Pilot study risk assessment for selected problems at three U.S. Department of Energy facilities

Objective and realistic human health risk assessments were performed for environmental problems at the Savannah River Site (SRS), the Fernald Environmental Management Project (FEMP), and the Nevada Test Site (NTS). At the SRS, cancer mortality risks were analyzed for projected public exposures to 3H and 137Cs released into the Savannah River. For annual human exposures to SRS tritium in Savannah River water, calculated incremental individual lifetime risks in two human receptor populations were small (8×10 −7; upper 95 percentile point of the distribution). The 95th percentile point of the distribution for incremental individual lifetime risks from one year's exposure to 137Cs is less than 10 −8. No deaths are expected in either population as a result of exposures to tritium or cesium released to the Savannah River from the SRS. Routine releases of radon and radon progeny from the K-65 silos at FEMP resulted in individual lifetime risks greater than 1×10 −4 only for onsite workers and fenceline residents. Population risks were less than 1.0 for all identified receptor populations. Assessment of risks from exposure to uranium in ground water released by the FEMP predicted no toxic effects for human receptors. All estimated cancer risks were small. The largest predicted individual lifetime risk was for a well close to the facility (1.3×10 −5).
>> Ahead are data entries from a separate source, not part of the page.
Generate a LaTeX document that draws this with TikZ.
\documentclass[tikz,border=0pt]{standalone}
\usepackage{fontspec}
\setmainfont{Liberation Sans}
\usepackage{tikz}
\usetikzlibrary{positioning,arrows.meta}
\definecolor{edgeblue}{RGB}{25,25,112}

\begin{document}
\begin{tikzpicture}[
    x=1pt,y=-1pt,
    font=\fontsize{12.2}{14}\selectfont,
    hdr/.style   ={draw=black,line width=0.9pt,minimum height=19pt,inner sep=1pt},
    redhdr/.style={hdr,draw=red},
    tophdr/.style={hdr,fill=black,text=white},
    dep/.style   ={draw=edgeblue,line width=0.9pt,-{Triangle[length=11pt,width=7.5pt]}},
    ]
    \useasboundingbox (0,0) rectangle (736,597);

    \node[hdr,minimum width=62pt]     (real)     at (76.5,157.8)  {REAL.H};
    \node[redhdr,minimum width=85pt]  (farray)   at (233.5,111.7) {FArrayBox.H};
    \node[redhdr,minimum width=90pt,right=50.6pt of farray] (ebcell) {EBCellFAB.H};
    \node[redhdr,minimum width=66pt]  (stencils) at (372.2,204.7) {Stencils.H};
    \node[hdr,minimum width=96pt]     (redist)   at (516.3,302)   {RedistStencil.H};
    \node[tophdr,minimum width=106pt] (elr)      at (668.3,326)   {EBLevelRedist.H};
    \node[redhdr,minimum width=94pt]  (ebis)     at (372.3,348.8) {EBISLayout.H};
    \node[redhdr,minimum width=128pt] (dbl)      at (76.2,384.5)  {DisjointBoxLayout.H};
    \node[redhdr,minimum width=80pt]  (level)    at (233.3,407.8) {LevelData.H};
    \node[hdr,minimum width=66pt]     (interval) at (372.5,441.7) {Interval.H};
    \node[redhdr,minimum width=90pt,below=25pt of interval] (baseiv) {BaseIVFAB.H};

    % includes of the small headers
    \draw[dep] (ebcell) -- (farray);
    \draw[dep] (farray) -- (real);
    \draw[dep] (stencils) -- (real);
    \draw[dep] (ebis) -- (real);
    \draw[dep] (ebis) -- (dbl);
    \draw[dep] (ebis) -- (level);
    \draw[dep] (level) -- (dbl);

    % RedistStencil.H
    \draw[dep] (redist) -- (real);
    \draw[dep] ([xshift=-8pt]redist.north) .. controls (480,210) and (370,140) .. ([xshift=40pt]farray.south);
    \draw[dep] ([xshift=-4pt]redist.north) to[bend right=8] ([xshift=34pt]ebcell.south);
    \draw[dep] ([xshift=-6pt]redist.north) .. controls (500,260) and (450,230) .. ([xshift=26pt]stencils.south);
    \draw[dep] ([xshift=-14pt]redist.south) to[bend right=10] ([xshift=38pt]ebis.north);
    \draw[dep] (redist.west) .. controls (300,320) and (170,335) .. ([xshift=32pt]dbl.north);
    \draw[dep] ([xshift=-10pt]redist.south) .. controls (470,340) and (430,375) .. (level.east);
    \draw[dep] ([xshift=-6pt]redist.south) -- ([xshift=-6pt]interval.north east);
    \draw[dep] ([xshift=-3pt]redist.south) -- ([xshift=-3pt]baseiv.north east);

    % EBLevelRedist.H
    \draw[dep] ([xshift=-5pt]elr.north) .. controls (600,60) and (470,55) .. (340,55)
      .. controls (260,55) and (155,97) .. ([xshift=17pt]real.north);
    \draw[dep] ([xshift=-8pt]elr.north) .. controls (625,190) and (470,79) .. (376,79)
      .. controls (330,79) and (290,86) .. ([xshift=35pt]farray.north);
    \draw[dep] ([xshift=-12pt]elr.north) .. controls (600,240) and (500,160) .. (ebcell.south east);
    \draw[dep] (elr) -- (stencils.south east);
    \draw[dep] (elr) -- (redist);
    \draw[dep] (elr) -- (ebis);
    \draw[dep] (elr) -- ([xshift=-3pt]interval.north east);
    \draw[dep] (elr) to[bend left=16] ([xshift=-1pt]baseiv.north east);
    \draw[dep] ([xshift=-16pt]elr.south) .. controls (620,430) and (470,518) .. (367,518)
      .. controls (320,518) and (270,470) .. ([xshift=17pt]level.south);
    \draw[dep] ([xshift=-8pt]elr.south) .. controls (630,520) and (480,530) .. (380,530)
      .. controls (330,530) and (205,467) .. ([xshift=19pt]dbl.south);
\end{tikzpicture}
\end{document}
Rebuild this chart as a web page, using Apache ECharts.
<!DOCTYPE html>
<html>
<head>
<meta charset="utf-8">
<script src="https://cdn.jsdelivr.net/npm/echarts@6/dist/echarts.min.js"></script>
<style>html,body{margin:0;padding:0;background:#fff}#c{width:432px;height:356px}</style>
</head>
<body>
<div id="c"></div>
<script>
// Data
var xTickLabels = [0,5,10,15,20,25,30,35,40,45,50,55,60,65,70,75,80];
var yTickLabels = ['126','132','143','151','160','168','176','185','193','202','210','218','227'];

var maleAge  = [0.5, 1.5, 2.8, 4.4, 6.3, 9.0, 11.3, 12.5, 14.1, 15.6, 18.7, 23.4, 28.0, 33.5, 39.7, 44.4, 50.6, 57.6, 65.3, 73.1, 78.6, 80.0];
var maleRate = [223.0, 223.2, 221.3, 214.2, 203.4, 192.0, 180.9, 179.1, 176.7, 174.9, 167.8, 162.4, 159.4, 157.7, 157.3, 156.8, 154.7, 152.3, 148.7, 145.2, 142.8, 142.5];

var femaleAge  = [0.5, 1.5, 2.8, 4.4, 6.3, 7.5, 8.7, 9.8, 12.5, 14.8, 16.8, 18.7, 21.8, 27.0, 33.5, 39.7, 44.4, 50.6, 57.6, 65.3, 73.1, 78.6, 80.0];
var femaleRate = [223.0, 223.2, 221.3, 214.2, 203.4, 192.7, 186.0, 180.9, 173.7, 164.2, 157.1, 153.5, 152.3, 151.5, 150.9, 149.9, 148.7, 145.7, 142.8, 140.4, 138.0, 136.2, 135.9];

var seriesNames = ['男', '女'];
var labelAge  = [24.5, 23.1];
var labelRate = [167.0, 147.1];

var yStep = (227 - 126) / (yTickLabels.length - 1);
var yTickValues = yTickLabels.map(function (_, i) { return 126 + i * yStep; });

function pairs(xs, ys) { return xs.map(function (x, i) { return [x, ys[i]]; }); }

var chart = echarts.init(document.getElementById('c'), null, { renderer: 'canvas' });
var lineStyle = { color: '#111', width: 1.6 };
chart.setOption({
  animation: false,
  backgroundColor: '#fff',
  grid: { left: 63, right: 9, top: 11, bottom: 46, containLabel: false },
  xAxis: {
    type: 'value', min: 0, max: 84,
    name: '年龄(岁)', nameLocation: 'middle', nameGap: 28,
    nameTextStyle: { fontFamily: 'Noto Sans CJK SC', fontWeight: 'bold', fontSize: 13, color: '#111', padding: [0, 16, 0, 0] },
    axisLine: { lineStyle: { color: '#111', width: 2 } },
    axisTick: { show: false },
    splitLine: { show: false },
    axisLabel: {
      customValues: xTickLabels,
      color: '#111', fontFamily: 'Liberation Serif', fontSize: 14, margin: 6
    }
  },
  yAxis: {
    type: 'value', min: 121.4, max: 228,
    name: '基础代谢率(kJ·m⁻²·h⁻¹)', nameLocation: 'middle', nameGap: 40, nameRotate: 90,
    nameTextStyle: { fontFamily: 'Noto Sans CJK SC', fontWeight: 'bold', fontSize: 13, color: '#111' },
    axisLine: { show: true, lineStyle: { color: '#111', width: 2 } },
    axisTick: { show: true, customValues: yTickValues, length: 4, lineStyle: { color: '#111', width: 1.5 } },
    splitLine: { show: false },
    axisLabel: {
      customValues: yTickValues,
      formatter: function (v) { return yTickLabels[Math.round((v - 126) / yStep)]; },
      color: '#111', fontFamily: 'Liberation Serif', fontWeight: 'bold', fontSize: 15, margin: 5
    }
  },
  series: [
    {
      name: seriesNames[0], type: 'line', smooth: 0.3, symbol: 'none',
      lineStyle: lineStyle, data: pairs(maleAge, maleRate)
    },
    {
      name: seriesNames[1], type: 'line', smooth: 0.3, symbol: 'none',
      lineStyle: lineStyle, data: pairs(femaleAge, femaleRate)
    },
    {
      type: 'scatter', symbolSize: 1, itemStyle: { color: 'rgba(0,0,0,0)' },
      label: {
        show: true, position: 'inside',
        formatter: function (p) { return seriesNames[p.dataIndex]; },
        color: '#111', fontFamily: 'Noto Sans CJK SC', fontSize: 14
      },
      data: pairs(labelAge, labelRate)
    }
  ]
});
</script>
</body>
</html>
For the various above-ground shot sites at the NTS, the highest predicted lifetime cancer risks are for a resident farmer, assuming a loss of institutional control, and exceed 1×10 −4 at the 95th cumulative percentile level. At 50 000 and 100 000 y in the future, the predicted cancer risks are all below 10 −6. In the assessment of exposure to radionuclides in ground water at the NTS, for an individual onsite near the site boundary, the geometric mean of the maximum potential excess lifetime risk of cancer mortality for an individual is 7×10 −3. For an individual using water offsite, the geometric mean of the maximum potential excess lifetime risk of cancer mortality is 7×10 −7.